Intercreditor disputes in bankruptcy are common. Typically, however, they center around predictable disagreements between senior or junior classes of creditors such as valuation battles or lien perfection challenges. A recent decision in the Delaware chapter 11 case of TPC Group has highlighted a new trend of “intra-creditor class warfare,” involving, in the understated words of Judge Craig Goldblatt, “transactions that seem to take advantage of technical constructions of loan documents in ways that some view as breaking with commercial norms.”
In TPC Group, Judge Goldblatt upheld a so-called “uptier” transaction, in which a majority of the holders of a particular series of secured notes agreed to purchase a new series of debt from the borrower, with the initial notes becoming subordinated to the new notes. Pre-bankruptcy in 2019, TPC Group issued $930 million of secured 10.5% notes pursuant to a trust indenture. The collateral agent for the 10.5% notes entered into an intercreditor agreement with the agent bank for the bank syndicate providing TPC Group with a revolving credit facility, providing the banks with a senior lien on inventory and receivables, and the 10.5% noteholders with a senior lien on substantially all other assets.
In 2021 and earlier this year, under a separate indenture, TPC Group issued approximately $205 million of new secured 10.875% notes to holders who constituted over a two-thirds majority of the 10.5% noteholders, secured by the same collateral as the 10.5% notes. That majority of 10.5% noteholders voted to amend the 2019 indenture and the intercreditor agreement so that the liens securing the new 10.875% notes would be senior to the liens securing the 10.5% notes.

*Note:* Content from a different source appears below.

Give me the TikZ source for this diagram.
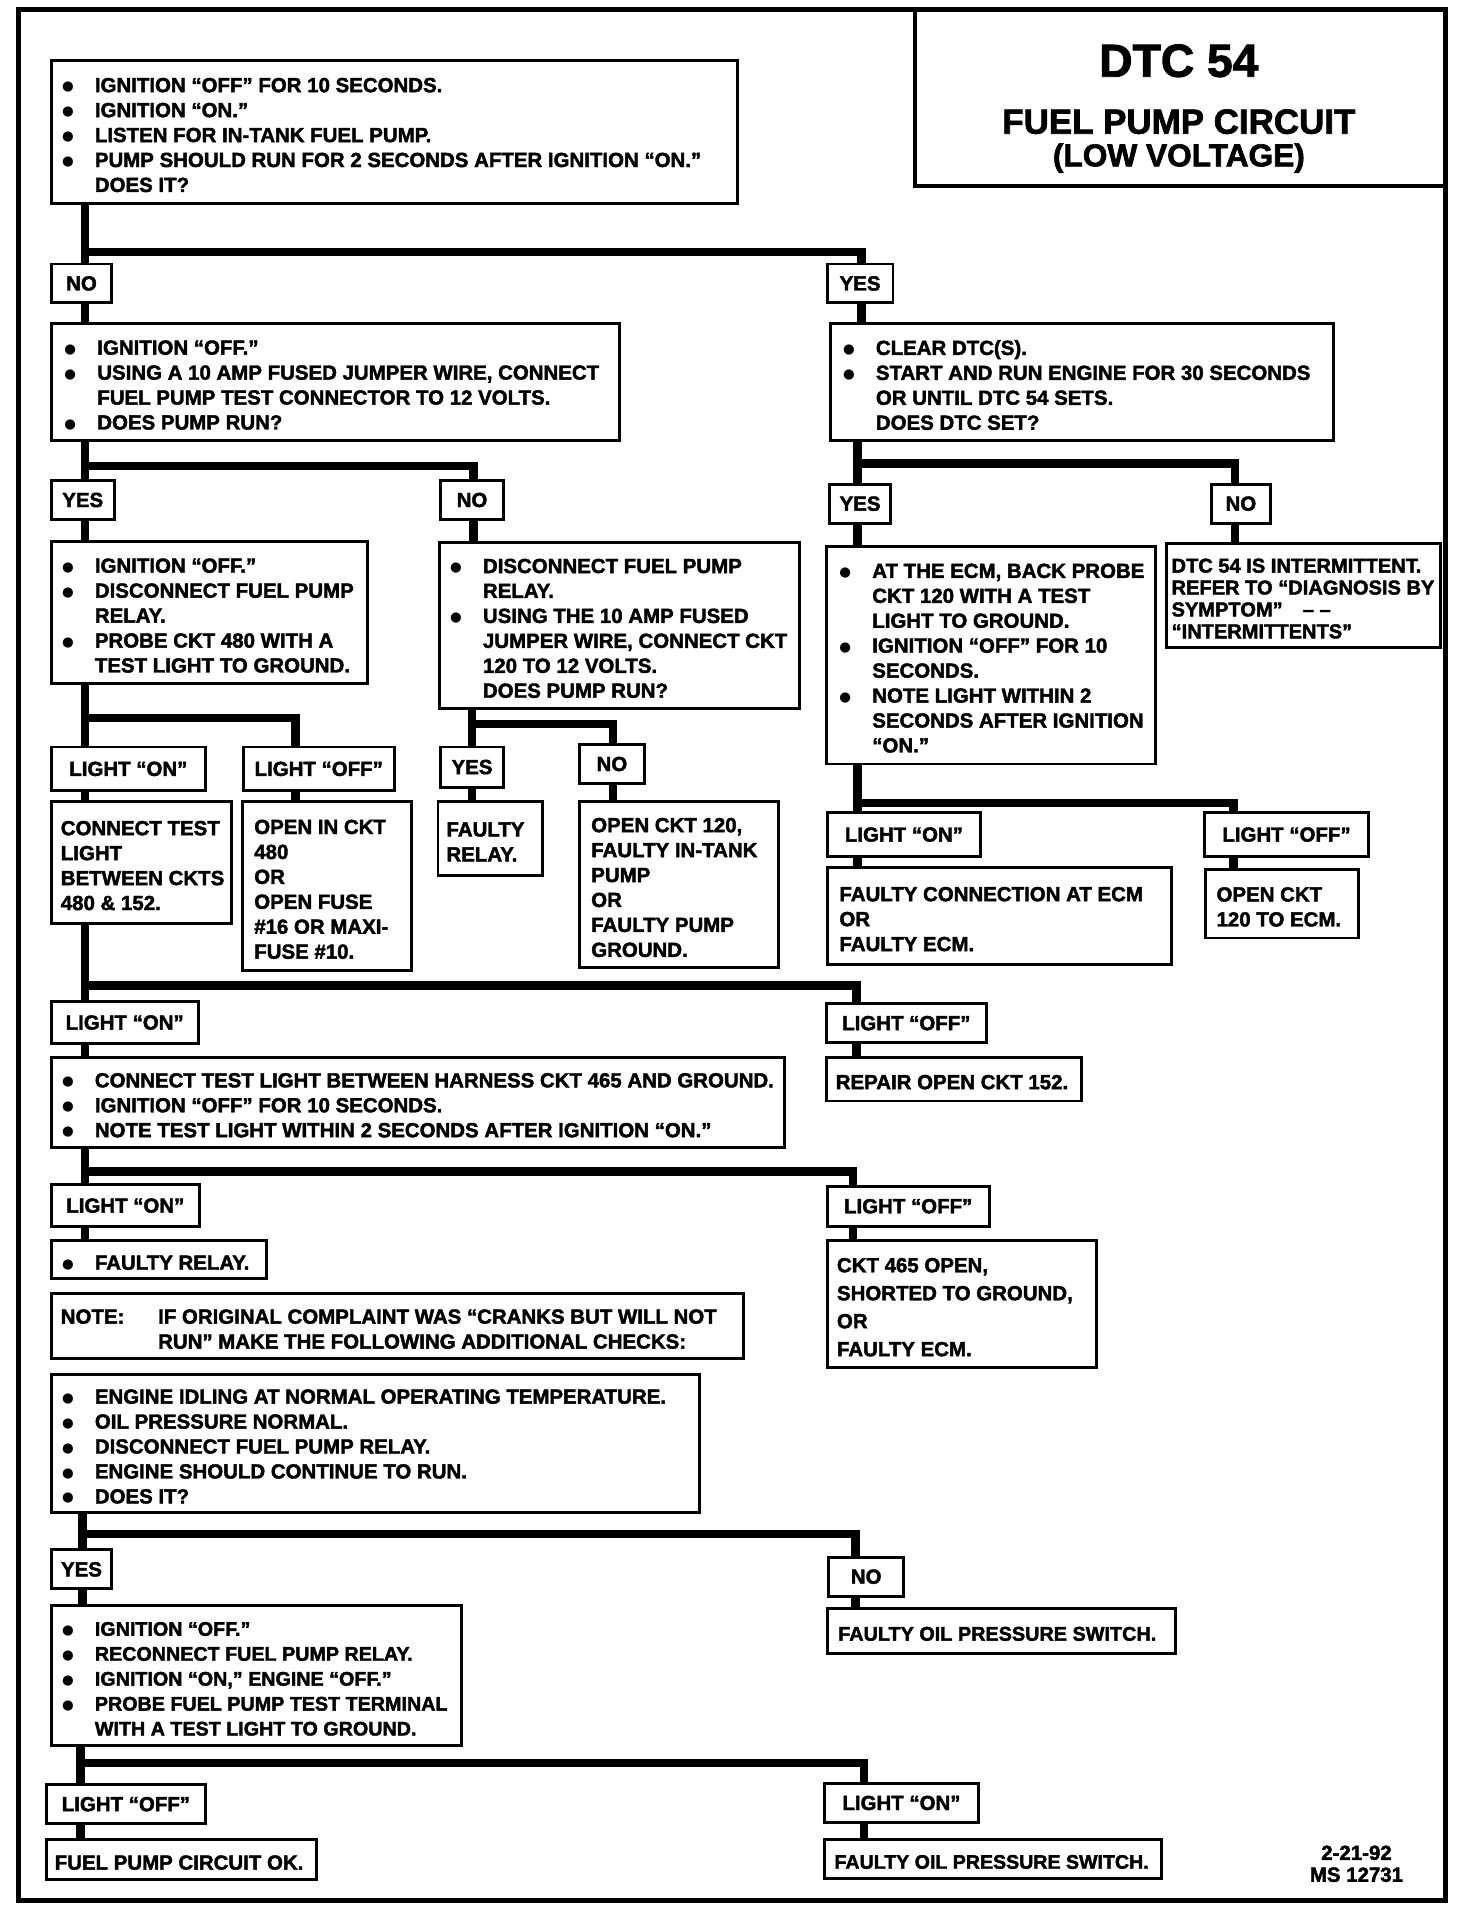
\documentclass[tikz,border=0pt]{standalone}
\usepackage{fontspec}
\setmainfont{Liberation Sans}[BoldFeatures={FakeBold=2}]
\newfontfamily\dv{DejaVu Sans}
\newcommand{\bodyfont}{\fontsize{16.8}{20.5}\selectfont\bfseries}
\newcommand{\bu}{\makebox[27pt][l]{\raisebox{1.2pt}{\dv\fontsize{11}{11}\selectfont ●}}}
\newcommand{\ind}{\hspace*{27pt}}
\begin{document}
\begin{tikzpicture}[x=1pt,y=-1pt,
  box/.style={draw, line width=2.4pt, fill=white, inner sep=0pt, outer sep=0pt},
  txt/.style={inner sep=0pt, outer sep=0pt, font=\bodyfont, align=left, yshift=-2.5pt},
  lab/.style={inner sep=0pt, outer sep=0pt, font=\bodyfont, align=center},
  conn/.style={line width=7pt, line join=miter}]
\useasboundingbox (0,0) rectangle (1210,1570);
\NewDocumentCommand{\mkbox}{O{9} O{} m m m m m m}{%
  \pgfmathsetmacro\bw{#6-#4}\pgfmathsetmacro\bh{#7-#5}%
  \node[box, minimum width=\bw pt, minimum height=\bh pt, anchor=north west] (#3) at (#4,#5) {};
  \node[txt, anchor=west, #2] (#3-t) at ([xshift=#1pt]#3.west) {#8};}
\newcommand{\mkcbox}[6]{%
  \pgfmathsetmacro\bw{#4-#2}\pgfmathsetmacro\bh{#5-#3}%
  \node[box, minimum width=\bw pt, minimum height=\bh pt, anchor=north west] (#1) at (#2,#3) {};
  \node[lab] (#1-t) at (#1.center) {#6};}
% frame and title
\node[draw, line width=4pt, minimum width=1173pt, minimum height=1554pt, anchor=north west, inner sep=0pt, outer sep=0pt] (frame) at (15,8) {};
\node[draw, line width=3pt, minimum width=436pt, minimum height=145pt, anchor=north west, inner sep=0pt, outer sep=0pt] (title) at (752,8) {};
\node[inner sep=0pt, font=\fontsize{38}{38}\selectfont\bfseries] (t1) at (969,50) {DTC 54};
\node[inner sep=0pt, font=\fontsize{28.7}{30}\selectfont\bfseries] (t2) at (969,100) {FUEL PUMP CIRCUIT};
\node[inner sep=0pt, font=\fontsize{26}{28}\selectfont\bfseries] (t3) at (969,130) {(LOW VOLTAGE)};
% boxes
\mkbox{A}{42}{50}{606}{167}{\bu IGNITION “OFF” FOR 10 SECONDS.\\ \bu IGNITION “ON.”\\ \bu LISTEN FOR IN-TANK FUEL PUMP.\\ \bu PUMP SHOULD RUN FOR 2 SECONDS AFTER IGNITION “ON.”\\ \ind DOES IT?}
\mkcbox{NO1}{42}{217}{92}{249}{NO}
\mkcbox{YES1}{680}{217}{734}{249}{YES}
\mkbox[11]{B}{42}{266}{509}{362}{\bu IGNITION “OFF.”\\ \bu USING A 10 AMP FUSED JUMPER WIRE, CONNECT\\ \ind FUEL PUMP TEST CONNECTOR TO 12 VOLTS.\\ \bu DOES PUMP RUN?}
\mkbox[10]{C}{683}{266}{1096}{362}{\bu CLEAR DTC(S).\\ \bu START AND RUN ENGINE FOR 30 SECONDS\\ \ind OR UNTIL DTC 54 SETS.\\ \ind DOES DTC SET?}
\mkcbox{YES2}{42}{395}{94}{427}{YES}
\mkcbox{NO2}{362}{395}{414}{427}{NO}
\mkcbox{YES3}{682}{398}{732}{430}{YES}
\mkcbox{NO3}{996}{398}{1044}{430}{NO}
\mkbox{D}{42}{445}{302}{562}{\bu IGNITION “OFF.”\\ \bu DISCONNECT FUEL PUMP\\ \ind RELAY.\\ \bu PROBE CKT 480 WITH A\\ \ind TEST LIGHT TO GROUND.}
\mkbox{E}{361}{446}{657}{582}{\bu DISCONNECT FUEL PUMP\\ \ind RELAY.\\ \bu USING THE 10 AMP FUSED\\ \ind JUMPER WIRE, CONNECT CKT\\ \ind 120 TO 12 VOLTS.\\ \ind DOES PUMP RUN?}
\mkbox[11]{F}{679}{449}{950}{628}{\bu AT THE ECM, BACK PROBE\\ \ind CKT 120 WITH A TEST\\ \ind LIGHT TO GROUND.\\ \bu IGNITION “OFF” FOR 10\\ \ind SECONDS.\\ \bu NOTE LIGHT WITHIN 2\\ \ind SECONDS AFTER IGNITION\\ \ind “ON.”}
\mkbox[4][font=\fontsize{16.5}{18}\selectfont\bfseries]{G}{959}{447}{1184}{532}{DTC 54 IS INTERMITTENT.\\ REFER TO “DIAGNOSIS BY\\ SYMPTOM”\quad – –\\ “INTERMITTENTS”}
\mkcbox{ON1}{42}{614}{169}{650}{LIGHT “ON”}
\mkcbox{OFF1}{200}{614}{324}{650}{LIGHT “OFF”}
\mkcbox{YES4}{362}{614}{414}{647}{YES}
\mkcbox{NO4}{476}{612}{530}{644}{NO}
\mkbox[8]{H}{42}{659}{190}{759}{CONNECT TEST\\ LIGHT\\ BETWEEN CKTS\\ 480 \& 152.}
\mkbox[10]{I}{199}{659}{338}{798}{OPEN IN CKT\\ 480\\ OR\\ OPEN FUSE\\ \#16 OR MAXI-\\ FUSE \#10.}
\mkbox[7]{J}{360}{659}{446}{720}{FAULTY\\ RELAY.}
\mkbox[10]{K}{476}{659}{640}{795}{OPEN CKT 120,\\ FAULTY IN-TANK\\ PUMP\\ OR\\ FAULTY PUMP\\ GROUND.}
\mkcbox{ON3}{680}{668}{806}{704}{LIGHT “ON”}
\mkcbox{OFF3}{990}{668}{1125}{704}{LIGHT “OFF”}
\mkbox[10]{L}{680}{713}{963}{793}{FAULTY CONNECTION AT ECM\\ OR\\ FAULTY ECM.}
\mkbox[9]{M}{991}{715}{1117}{771}{OPEN CKT\\ 120 TO ECM.}
\mkcbox{ON4}{42}{823}{163}{858}{LIGHT “ON”}
\mkcbox{OFF4}{679}{825}{811}{857}{LIGHT “OFF”}
\mkbox{N}{42}{869}{645}{943}{\bu CONNECT TEST LIGHT BETWEEN HARNESS CKT 465 AND GROUND.\\ \bu IGNITION “OFF” FOR 10 SECONDS.\\ \bu NOTE TEST LIGHT WITHIN 2 SECONDS AFTER IGNITION “ON.”}
\mkbox[8]{O}{679}{869}{889}{905}{REPAIR OPEN CKT 152.}
\mkcbox{ON5}{42}{974}{164}{1008}{LIGHT “ON”}
\mkcbox{OFF5}{680}{975}{813}{1008}{LIGHT “OFF”}
\mkbox{P}{42}{1020}{219}{1051}{\bu FAULTY RELAY.}
\mkbox[8][font=\fontsize{16.8}{23}\selectfont\bfseries]{Q}{680}{1020}{901}{1124}{CKT 465 OPEN,\\ SHORTED TO GROUND,\\ OR\\ FAULTY ECM.}
\mkbox[8]{R}{42}{1063}{611}{1117}{\makebox[80pt][l]{NOTE:}IF ORIGINAL COMPLAINT WAS “CRANKS BUT WILL NOT\\ \hspace*{80pt}RUN” MAKE THE FOLLOWING ADDITIONAL CHECKS:}
\mkbox{S}{42}{1130}{575}{1243}{\bu ENGINE IDLING AT NORMAL OPERATING TEMPERATURE.\\ \bu OIL PRESSURE NORMAL.\\ \bu DISCONNECT FUEL PUMP RELAY.\\ \bu ENGINE SHOULD CONTINUE TO RUN.\\ \bu DOES IT?}
\mkcbox{YES6}{42}{1274}{92}{1306}{YES}
\mkcbox{NO6}{681}{1280}{743}{1312}{NO}
\mkbox[9][font=\fontsize{16.2}{20.5}\selectfont\bfseries]{T}{42}{1320}{379}{1435}{\bu IGNITION “OFF.”\\ \bu RECONNECT FUEL PUMP RELAY.\\ \bu IGNITION “ON,” ENGINE “OFF.”\\ \bu PROBE FUEL PUMP TEST TERMINAL\\ \ind WITH A TEST LIGHT TO GROUND.}
\mkbox[9][font=\fontsize{16.3}{20}\selectfont\bfseries]{U}{680}{1322}{966}{1359}{FAULTY OIL PRESSURE SWITCH.}
\mkcbox{OFF7}{38}{1467}{169}{1499}{LIGHT “OFF”}
\mkcbox{ON7}{678}{1466}{804}{1498}{LIGHT “ON”}
\mkbox[7]{V}{38}{1512}{260}{1545}{FUEL PUMP CIRCUIT OK.}
\mkbox[8][font=\fontsize{16.1}{20}\selectfont\bfseries]{W}{678}{1512}{955}{1544}{FAULTY OIL PRESSURE SWITCH.}
\node[lab, font=\fontsize{16.8}{18}\selectfont\bfseries] (foot) at (1115,1532) {2-21-92\\MS 12731};
% junctions
\coordinate (j1) at (70,207);
\coordinate (j2) at (70,383);
\coordinate (j3) at (705,381);
\coordinate (j4) at (70,590);
\coordinate (j5) at (388,595);
\coordinate (j6) at (705,660);
\coordinate (j7) at (70,810);
\coordinate (j8) at (70,963);
\coordinate (j9) at (68,1261);
\coordinate (j10) at (66,1449);
% connectors
\draw[conn] (A.south -| 70,0) -- (NO1.north -| 70,0);
\draw[conn] (j1) -| (YES1.north -| 708,0);
\draw[conn] (YES1.south -| 708,0) -- (C.north -| 708,0);
\draw[conn] (NO1.south -| 70,0) -- (B.north -| 70,0);
\draw[conn] (B.south -| 70,0) -- (YES2.north -| 70,0);
\draw[conn] (j2) -| (NO2.north -| 389,0);
\draw[conn] (NO2.south -| 389,0) -- (E.north -| 389,0);
\draw[conn] (YES2.south -| 70,0) -- (D.north -| 70,0);
\draw[conn] (C.south -| 705,0) -- (YES3.north -| 705,0);
\draw[conn] (j3) -| (NO3.north -| 1015,0);
\draw[conn] (NO3.south -| 1015,0) -- (G.north -| 1015,0);
\draw[conn] (YES3.south -| 705,0) -- (F.north -| 705,0);
\draw[conn] (D.south -| 70,0) -- (ON1.north -| 70,0);
\draw[conn] (j4) -| (OFF1.north -| 243,0);
\draw[conn] (ON1.south -| 70,0) -- (H.north -| 70,0);
\draw[conn] (OFF1.south -| 243,0) -- (I.north -| 243,0);
\draw[conn] (E.south -| 388,0) -- (YES4.north -| 388,0);
\draw[conn] (j5) -| (NO4.north -| 504,0);
\draw[conn] (YES4.south -| 388,0) -- (J.north -| 388,0);
\draw[conn] (NO4.south -| 504,0) -- (K.north -| 504,0);
\draw[conn] (F.south -| 705,0) -- (ON3.north -| 705,0);
\draw[conn] (j6) -| (OFF3.north -| 1014,0);
\draw[conn] (ON3.south -| 705,0) -- (L.north -| 705,0);
\draw[conn] (OFF3.south -| 1014,0) -- (M.north -| 1014,0);
\draw[conn] (H.south -| 70,0) -- (ON4.north -| 70,0);
\draw[conn] (j7) -| (OFF4.north -| 704,0);
\draw[conn] (ON4.south -| 70,0) -- (N.north -| 70,0);
\draw[conn] (OFF4.south -| 704,0) -- (O.north -| 704,0);
\draw[conn] (N.south -| 70,0) -- (ON5.north -| 70,0);
\draw[conn] (j8) -| (OFF5.north -| 701,0);
\draw[conn] (ON5.south -| 70,0) -- (P.north -| 70,0);
\draw[conn] (OFF5.south -| 701,0) -- (Q.north -| 701,0);
\draw[conn] (S.south -| 68,0) -- (YES6.north -| 68,0);
\draw[conn] (j9) -| (NO6.north -| 703,0);
\draw[conn] (YES6.south -| 68,0) -- (T.north -| 68,0);
\draw[conn] (NO6.south -| 703,0) -- (U.north -| 703,0);
\draw[conn] (T.south -| 66,0) -- (OFF7.north -| 66,0);
\draw[conn] (j10) -| (ON7.north -| 710,0);
\draw[conn] (OFF7.south -| 66,0) -- (V.north -| 66,0);
\draw[conn] (ON7.south -| 710,0) -- (W.north -| 710,0);
\end{tikzpicture}
\end{document}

TPC Group filed a petition for relief under chapter 11 of the Bankruptcy Code at the beginning of June. In connection with the filing, the holders of the 10.875% notes offered to provide debtor in possession (DIP) financing with $85 million of new money, but demanded a roll-up of $238 million in principal and accrued interest due under the 10.875% notes. When TPC Group agreed and sought court approval for the DIP financing, two holders of the 10.5% notes which did not hold the 10.875% notes challenged the new loan, contending that the amendment of the 2019 indenture was invalid.
This necessitated an immediate review by Judge Goldblatt of the uptier transaction. If the amendments of the 2019 indenture were proper and the 10.875% notes were validly senior to the 10.5% notes, then the roll-up of the prepetition debt into a new postpetition DIP loan facility with priority over nearly all other claims would have little practical impact. But if the changes to 2019 indenture had been done in violation of the indenture terms, then, as Judge Goldblatt noted, the roll-up would elevate junior (and probably unsecured) debt and make the DIP loan “very expensive money indeed.”
The parties agreed that the questions raised were solely legal issues. The objection and related motions were briefed and argued on an expedited basis, so that Judge Goldblatt could make a final ruling on the DIP loan.
The key substantive questions were whether the amendments and subordination violated the 2019 indenture’s ratable treatment clause, which requires payment to all noteholders “without preference or priority of any kind,” or effectuated a change to “the application of proceeds of Collateral [in a manner] that would adversely affect the Holders.” Any such amendment would have required the unanimous consent of all 10.5% noteholders.
Judge Goldblatt decided that the amendments did not affect the ratable treatment of the 10.5% notes and ruled in favor of TPC Group and the 10.875% noteholders.
The 2019 indenture was silent on the question of subordination of the 10.5% notes. Although acknowledging that it was a close call and that other courts had reached different conclusions regarding subordination and ratable treatment clauses, Judge Goldblatt noted that the 2019 indenture permitted the release of collateral upon approval of a two-thirds majority. He concluded that if a release of the collateral, which he described as a more “drastic” action, could be done with less than 100% approval, then subordination similarly should not require unanimous consent.
Judge Goldblatt reasoned that the indenture trustee was still obligated to disburse proceeds of collateral ratably, and concluded that the ratable treatment clause was not violated simply because there would likely be fewer proceeds of collateral to disburse. The ratable treatment clause, he stated, “should not be read as an anti-subordination provision in disguise.” He therefore ruled that the amendments did not require unanimous approval, and that the changes to the 10.5% indenture and the intercreditor agreement had been validly effectuated.
While evincing some sympathy for the arguments put forward by the objecting 10.5% noteholders, and noting that the uptier transaction “may have violated . . . the ‘all for one, one for all’ spirit of a syndicated loan,” Judge Goldblatt determined that under the clear terms of the 2019 indenture the amendments were valid. “There is nothing in the law that requires holders of syndicated debt to behave as Musketeers.”
Judge Goldblatt’s decision is an important addition to the developing jurisprudence on uptier transactions and similar intra-creditor disputes. With interest rates rising and a wave of defaults looming, similar battles are going to be fought out in bankruptcy courts in the coming months.